Violence returned to Aleppo this week despite a cease-fire and new efforts by Russia and Turkey to ensure the remaining rebel fighters can leave the city in the hands of Syrian dictator Bashar Assad, according to reports.
“So far nobody has been evacuated,” the New York Times reporter Anne Barnard told NPR. “The first convoy that attempted to leave was stopped by the Iranian-backed Shiite militias that have been helping the Syrian government on the ground. It seems that Iran and the Syrian government were not pleased that Turkey and Russia struck a deal without them.”
Russian President Vladimir Putin and Iran are Assad’s two most important allies, but Putin has been running a series of negotiations throughout the Syrian conflict — including with the United States, which supports moderate rebel groups fighting Assad. U.S. allies such as Turkey and Saudi Arabia deferred to the U.S., while State Department officials warned that if Russia continued to obstruct a cease-fire agreement, the countries might respond by arming the militants with heavier weaponry that could be used against Russia.
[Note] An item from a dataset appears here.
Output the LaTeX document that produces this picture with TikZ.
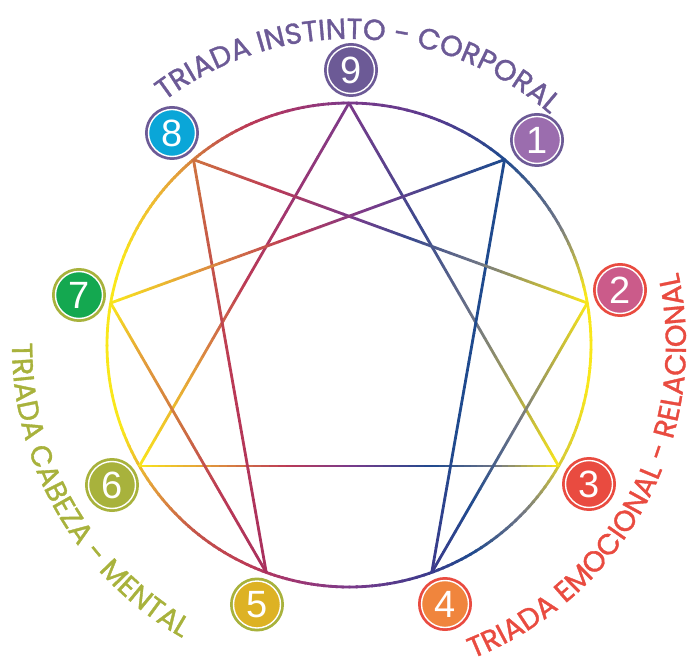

As Russia flouted Secretary of State John Kerry’s calls for a cease-fire, Turkey came to the fore as the secret broker of a deal between Syrian opposition groups and Putin. The State Department said last week they would “welcome” news of such talks between Russia and Turkey, but remained ignorant of them even as American negotiators tried to come to an agreement with Russia over the weekend.
“I’m not aware that we had any indications that there were bilateral discussions to reach this kind of an arrangement,” State Department spokesman John Kirby said Tuesday. “So I don’t know that there was any prior knowledge. But again, I mean, it matters a lot less to us who or how a cease-fire is arranged or reached and much more that one is arranged and reached.”
Because the U.S. was excluded from the talks, it’s unclear whether the civilians or militants were supposed to be covered by the latest cease-fire — which seems closer to a surrender of Aleppo rather than a temporary truce between warring sides.
“Now it’s going to be under the control of the Syrian government, so there is no need for the remaining civilians to leave and there are humanitarian arrangements in place,” Russian Ambassador to the United Nations Vitaly Churkin said.